## [Job]
Filter these entries, keeping only lines that hold the word "this".

## [Task data]

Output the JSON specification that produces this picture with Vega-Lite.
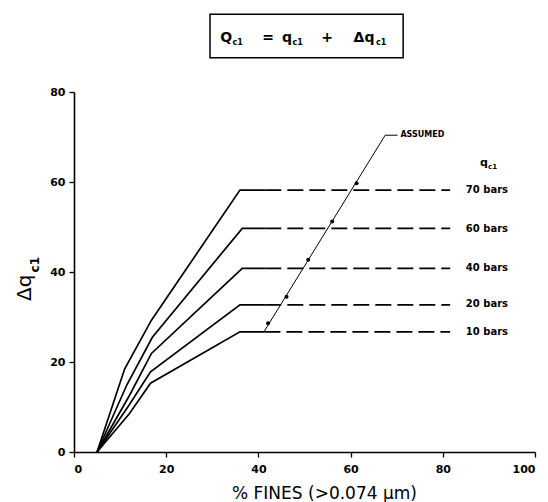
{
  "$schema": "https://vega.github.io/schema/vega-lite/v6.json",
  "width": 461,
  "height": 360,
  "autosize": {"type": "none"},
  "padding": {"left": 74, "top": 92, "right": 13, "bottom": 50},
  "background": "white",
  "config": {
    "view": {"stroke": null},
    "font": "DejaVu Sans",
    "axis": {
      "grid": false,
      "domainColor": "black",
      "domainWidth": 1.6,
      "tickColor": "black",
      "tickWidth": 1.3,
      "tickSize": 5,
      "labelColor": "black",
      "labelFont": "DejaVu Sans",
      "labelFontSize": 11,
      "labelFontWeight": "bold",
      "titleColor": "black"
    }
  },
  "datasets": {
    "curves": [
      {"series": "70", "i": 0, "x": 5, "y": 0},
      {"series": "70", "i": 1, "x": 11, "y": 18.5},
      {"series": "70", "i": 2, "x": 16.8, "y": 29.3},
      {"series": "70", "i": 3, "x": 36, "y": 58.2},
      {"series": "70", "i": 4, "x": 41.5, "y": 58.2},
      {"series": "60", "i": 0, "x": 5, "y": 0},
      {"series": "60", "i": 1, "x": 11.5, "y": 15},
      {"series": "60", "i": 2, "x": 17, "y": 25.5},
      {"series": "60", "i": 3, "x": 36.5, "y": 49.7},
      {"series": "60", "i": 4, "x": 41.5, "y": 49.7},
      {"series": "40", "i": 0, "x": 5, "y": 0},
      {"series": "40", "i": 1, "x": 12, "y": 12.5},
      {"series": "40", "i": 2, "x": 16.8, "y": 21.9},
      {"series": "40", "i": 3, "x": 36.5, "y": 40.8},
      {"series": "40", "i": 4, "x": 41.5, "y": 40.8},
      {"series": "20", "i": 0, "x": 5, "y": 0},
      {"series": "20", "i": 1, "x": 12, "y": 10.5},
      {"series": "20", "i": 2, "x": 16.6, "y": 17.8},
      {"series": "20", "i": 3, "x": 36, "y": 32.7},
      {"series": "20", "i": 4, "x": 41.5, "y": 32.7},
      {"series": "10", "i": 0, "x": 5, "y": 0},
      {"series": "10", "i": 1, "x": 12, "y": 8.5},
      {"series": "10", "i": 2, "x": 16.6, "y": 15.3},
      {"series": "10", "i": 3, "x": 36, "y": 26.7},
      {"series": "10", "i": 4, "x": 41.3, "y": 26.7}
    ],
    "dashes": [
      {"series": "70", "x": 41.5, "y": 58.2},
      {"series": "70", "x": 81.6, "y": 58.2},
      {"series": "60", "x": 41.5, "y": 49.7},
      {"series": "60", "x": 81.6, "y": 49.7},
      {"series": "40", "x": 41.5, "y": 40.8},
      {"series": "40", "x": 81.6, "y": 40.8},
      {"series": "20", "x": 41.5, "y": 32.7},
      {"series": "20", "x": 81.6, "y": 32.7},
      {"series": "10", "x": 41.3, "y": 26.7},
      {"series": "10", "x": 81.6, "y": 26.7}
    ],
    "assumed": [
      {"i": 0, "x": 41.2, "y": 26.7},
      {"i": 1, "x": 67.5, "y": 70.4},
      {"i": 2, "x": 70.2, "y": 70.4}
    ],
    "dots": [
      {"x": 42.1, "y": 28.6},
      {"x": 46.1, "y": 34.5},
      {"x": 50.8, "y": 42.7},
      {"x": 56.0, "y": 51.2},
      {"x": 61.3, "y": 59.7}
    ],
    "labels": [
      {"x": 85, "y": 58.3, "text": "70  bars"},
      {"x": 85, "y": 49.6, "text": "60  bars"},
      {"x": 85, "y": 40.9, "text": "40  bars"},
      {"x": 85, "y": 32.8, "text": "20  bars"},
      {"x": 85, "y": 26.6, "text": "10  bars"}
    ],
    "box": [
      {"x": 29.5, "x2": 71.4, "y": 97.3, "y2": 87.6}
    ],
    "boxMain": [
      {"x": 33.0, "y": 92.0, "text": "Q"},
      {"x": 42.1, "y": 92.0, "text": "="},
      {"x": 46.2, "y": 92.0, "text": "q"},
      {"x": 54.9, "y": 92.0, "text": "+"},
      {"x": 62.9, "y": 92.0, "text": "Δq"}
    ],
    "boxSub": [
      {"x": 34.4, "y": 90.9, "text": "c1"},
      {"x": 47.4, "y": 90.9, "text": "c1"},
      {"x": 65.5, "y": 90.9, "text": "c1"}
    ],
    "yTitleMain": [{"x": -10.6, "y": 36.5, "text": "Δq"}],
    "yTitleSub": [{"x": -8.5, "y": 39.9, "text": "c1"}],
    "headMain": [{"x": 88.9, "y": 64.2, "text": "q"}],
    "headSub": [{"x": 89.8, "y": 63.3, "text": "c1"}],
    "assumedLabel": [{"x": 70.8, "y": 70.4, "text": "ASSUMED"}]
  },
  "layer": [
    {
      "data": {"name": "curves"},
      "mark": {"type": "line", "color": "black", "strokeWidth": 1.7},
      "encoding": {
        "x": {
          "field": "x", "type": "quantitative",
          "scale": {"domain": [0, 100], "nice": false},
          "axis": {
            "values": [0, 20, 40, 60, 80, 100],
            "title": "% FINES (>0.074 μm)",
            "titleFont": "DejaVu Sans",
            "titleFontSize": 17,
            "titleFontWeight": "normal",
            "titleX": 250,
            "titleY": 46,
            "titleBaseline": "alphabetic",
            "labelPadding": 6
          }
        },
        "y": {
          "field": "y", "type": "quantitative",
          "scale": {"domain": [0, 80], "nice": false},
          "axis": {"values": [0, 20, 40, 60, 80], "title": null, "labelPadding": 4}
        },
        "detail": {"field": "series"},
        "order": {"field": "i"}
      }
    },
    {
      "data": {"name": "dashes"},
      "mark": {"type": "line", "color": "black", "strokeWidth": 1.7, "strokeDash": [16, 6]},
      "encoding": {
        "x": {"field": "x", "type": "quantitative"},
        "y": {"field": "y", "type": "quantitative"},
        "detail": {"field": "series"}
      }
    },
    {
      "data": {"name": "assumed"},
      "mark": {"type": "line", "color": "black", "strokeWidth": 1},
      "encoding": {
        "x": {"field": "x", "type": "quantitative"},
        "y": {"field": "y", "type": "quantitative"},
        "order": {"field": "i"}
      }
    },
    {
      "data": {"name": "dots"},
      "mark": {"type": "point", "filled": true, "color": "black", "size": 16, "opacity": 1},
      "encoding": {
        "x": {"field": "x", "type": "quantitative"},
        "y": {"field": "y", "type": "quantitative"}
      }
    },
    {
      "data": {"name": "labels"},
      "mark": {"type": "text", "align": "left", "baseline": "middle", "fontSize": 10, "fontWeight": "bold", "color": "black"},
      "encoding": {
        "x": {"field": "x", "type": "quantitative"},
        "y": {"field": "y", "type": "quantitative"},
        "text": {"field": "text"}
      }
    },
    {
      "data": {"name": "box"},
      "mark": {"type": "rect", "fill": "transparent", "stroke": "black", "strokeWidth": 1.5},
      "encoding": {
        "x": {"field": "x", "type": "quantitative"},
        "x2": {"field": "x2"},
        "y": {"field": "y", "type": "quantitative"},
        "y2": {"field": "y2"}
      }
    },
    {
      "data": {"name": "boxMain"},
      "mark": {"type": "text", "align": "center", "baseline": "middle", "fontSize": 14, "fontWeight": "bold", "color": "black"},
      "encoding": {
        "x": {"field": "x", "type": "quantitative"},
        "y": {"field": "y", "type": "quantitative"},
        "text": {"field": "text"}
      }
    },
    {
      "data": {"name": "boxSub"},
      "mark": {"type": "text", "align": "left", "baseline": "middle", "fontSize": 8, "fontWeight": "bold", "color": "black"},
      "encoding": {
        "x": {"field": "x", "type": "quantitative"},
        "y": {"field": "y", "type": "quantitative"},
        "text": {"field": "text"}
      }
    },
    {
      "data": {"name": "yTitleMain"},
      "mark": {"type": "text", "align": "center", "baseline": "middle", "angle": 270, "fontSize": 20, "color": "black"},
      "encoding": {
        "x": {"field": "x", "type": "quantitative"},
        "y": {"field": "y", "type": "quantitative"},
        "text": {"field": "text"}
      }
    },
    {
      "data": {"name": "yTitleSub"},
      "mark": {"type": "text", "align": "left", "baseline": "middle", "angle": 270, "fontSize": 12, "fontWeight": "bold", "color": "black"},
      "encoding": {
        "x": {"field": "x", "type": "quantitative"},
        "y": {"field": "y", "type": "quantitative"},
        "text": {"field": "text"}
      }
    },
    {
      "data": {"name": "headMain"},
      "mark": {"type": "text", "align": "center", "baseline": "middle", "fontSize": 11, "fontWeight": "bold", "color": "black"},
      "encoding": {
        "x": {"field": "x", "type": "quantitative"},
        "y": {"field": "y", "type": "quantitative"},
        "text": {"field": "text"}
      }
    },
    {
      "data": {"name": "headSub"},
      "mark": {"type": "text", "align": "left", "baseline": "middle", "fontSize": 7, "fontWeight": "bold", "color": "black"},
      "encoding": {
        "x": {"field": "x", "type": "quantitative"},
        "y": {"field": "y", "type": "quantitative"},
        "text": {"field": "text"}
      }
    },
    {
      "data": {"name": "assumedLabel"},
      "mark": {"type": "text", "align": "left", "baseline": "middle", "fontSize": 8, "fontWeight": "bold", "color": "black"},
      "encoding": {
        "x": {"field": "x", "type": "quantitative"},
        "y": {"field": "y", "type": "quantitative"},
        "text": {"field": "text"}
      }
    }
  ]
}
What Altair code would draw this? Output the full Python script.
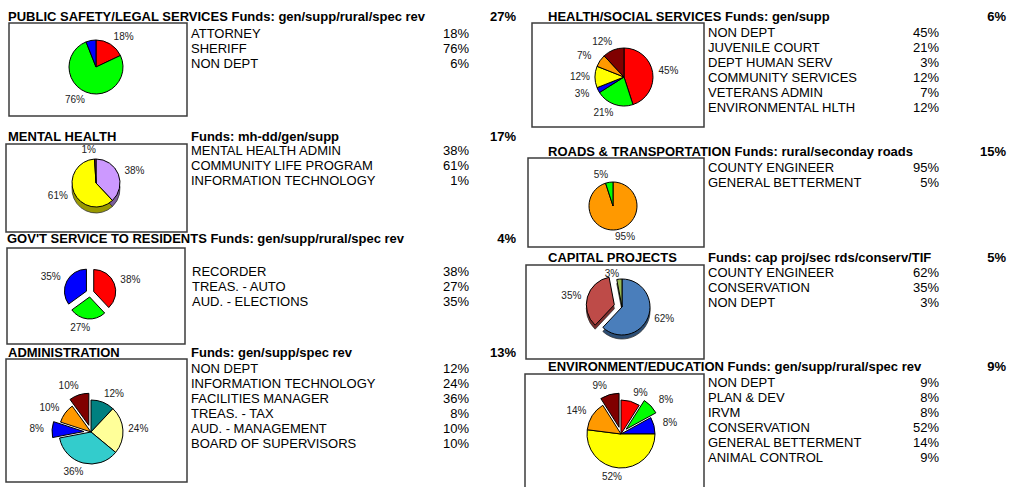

## [Completed exercise]
Output the JSON specification that produces this picture with Vega-Lite.
What Altair code would draw this? Output the full Python script.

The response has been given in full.